Here’s a list of features of Viaggio:

  • Removable, high quality quilted liner, able to wear alone
  • Extendable knit cuffs in liner including thumb holes
  • Waterproof YKK zippers
  • Four external pockets plus inner pockets
  • Adjustable cuffs - internal wind cuffs on wrists
  • Trick internal waist adjustment
  • Zippered rear vents on lower back
  • Two-way main zipper
  • Back and underarm zippered vents
  • Wind resistant/water resistant/waterproof
  • Tall neck detail with soft lining

Construction:
The Viaggio is a substantial jacket and is fully nylon lined, but it’s also very lightweight and flexible, even more than the Tempeste. The Viaggio exterior is built with a battleship gray 500 Denier abrasive resistant nylon. External ornamentation is limited to a pair of silk-screened logos, a single small Corrazo shield on the neck and reflective details. The two 3M reflective piping strips come across the back and down the rear of the arm and from the neck, across the shoulders and down the front of the arm.

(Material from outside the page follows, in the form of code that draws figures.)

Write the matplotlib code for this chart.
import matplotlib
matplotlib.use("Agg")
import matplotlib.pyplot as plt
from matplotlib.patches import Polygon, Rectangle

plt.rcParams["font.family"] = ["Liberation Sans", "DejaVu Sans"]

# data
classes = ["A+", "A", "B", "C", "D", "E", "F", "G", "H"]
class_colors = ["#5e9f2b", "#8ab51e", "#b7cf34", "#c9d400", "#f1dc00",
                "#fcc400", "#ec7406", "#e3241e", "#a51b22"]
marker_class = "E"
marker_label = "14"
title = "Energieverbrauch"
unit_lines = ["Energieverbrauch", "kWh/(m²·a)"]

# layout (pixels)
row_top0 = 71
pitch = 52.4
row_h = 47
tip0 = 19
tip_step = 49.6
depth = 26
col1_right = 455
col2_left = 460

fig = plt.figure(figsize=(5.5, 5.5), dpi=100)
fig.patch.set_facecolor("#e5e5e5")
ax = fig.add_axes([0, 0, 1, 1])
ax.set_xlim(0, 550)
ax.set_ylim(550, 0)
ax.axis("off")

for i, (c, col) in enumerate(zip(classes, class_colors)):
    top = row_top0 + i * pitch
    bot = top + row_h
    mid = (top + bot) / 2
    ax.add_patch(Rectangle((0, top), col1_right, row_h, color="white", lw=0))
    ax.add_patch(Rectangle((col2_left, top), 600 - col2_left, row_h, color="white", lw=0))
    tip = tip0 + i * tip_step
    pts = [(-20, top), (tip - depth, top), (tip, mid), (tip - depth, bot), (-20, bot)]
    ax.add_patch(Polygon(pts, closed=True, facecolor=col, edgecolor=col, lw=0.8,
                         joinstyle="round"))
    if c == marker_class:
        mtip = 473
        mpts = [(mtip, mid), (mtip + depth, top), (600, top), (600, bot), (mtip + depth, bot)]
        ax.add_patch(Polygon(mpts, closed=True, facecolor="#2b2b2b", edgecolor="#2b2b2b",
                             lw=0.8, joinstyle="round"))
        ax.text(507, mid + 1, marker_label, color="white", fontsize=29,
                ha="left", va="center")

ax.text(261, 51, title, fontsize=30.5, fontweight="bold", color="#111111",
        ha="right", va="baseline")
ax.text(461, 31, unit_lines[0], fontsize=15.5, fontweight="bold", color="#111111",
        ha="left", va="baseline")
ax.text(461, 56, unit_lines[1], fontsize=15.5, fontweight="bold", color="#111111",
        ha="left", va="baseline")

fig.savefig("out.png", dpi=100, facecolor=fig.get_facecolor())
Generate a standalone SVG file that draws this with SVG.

The Viaggio has a five-piece set of removable Knox armor in the shoulders, elbows and back, although it’s not quite as flexible as the Knox armor in the Tempeste. There is a tall collar finished with a low-pile fleece which interestingly continues down the zippers to the bottom of the jacket, under a grip-strip equipped storm flap. The main zipper is a chunky, plastic YKK that features a two-way design, so it can unzip to prevent contact with a fuel tank (not a problem on the scoot). There are two zippers on the inside of the front that will accept the very nicely finished, full sleeve liner or the Corazzo Heated Vest, if desired, so there is a lot of flexibility for the weather on the ride. There are double vent zippers in the back (for the seat area) and a great set of low, side pockets. All external pockets are the same waterproof zippers as found on Tempeste and I would trust them with my phone.

Riding with the Viaggio:
I got the chance to ride with the liner in and out and in temperatures ranging from the low 50s to over 80 degrees. It’s an easy jacket to wear, and fits very well. The version that I tried was an XL, and I snugged up the internal adjusters all the way for a nice close fit for my cool early morning ride. The liner is great - long cuffs with thumb holes, full sleeves and an assortment of pockets (the outer hand warmers are even zippered). The liner also has two internal pockets; a zippered left side chest pocket and a giant, open-topped pocket on the lower right that can hold a full-sized iPad, if desired.
The jacket blocked a lot of wind and was very comfortable at speed in those lower temperatures. Later the temperatures climbed past 70 and then over 80. Summer is very nearly here! I ditched the liner and opened up the vents - two in the under arm area, two high on the back and the seat vents as well. The collar is excellent and be left undone as well to allow a little more airflow at slow speeds or when the temperature creeps up. Only when I was sitting at lights in full sun did I notice that the same excellent wind blocking also kept the body heat in. Once moving, the vents did the job and the jacket cooled down nicely. Upon arrival at your destination the stylish cut and subdued color of the Viaggio blended right in where some other jackets would scream biker.

Introducing the ‘Yesbut”:
When I review a jacket I mentally tick off a list of jacket features. The list has basic jacket features that a scooter rider needs in order to be able to enjoy and get good use our of a piece of gear. It’s more than the usual “pockets - yes, five” type of thing. I look at a the features of a piece of gear and think about four seasons worth of riding. I look at the functionality and usefulness of the jacket through those seasons and I look at possible wear points or irksome details. As I was doing my initial inspection of the Viaggio, I began checking off the features in my head and an interesting thing happened. I would look at a feature, (interior pockets for instance) and say, “yes, but”, as in yes there is a small interior pocket on the left side of the jacket liner, but wouldn’t it be great if it had a large pocket somewhere. Then I would discover that there was indeed a large pocket on the lower right. Throughout my test, I kept finding myself saying “yes, but” until it became sort of a running joke. And yes, there are hand warmer pockets on the liner, but they usually don’t have zippers, but this one does, etc,. A delight, to say the least, especially when I have used a lot of “bargain” gear over the years. Bargain gear that while doing the job, doesn’t make you smile when you pick it up and put it on. This one does.

Flexibility defined:
The Viaggio shed rain well in a light mist that I encountered, so I’d be comfortable in recommending it as an armored rain jacket. It sealed up very well, and kept the wind and cold out with the liner in, so there’s my recommendation for spring and fall. For the extreme cold of winter riding, I’d most likely rock a heated vest close to my shirt with the liner zipped into the jacket. Throw on a sweater (and a Corazzo Underhoody) and you would be good into the teens. The flip side is the Viaggio’s hot weather performance, and to be truthful, at anything approaching 85 to 90 and you’ll be unzipping at stoplights. Underway, it’s not so bad, but if there is one limitation to this jacket it would be in high temps. That said, and knowing that I’ll be mostly riding in Michigan, I would certainly consider the Viaggio as my sole piece of quality riding gear. It’s that good.

As Allen said to me as we finished up our interview, “But if all you wanted was one jacket this is it.” and I tend to agree. If you want something that will fit almost every riding season, and look and feel good while doing it, the Viaggio might be for you.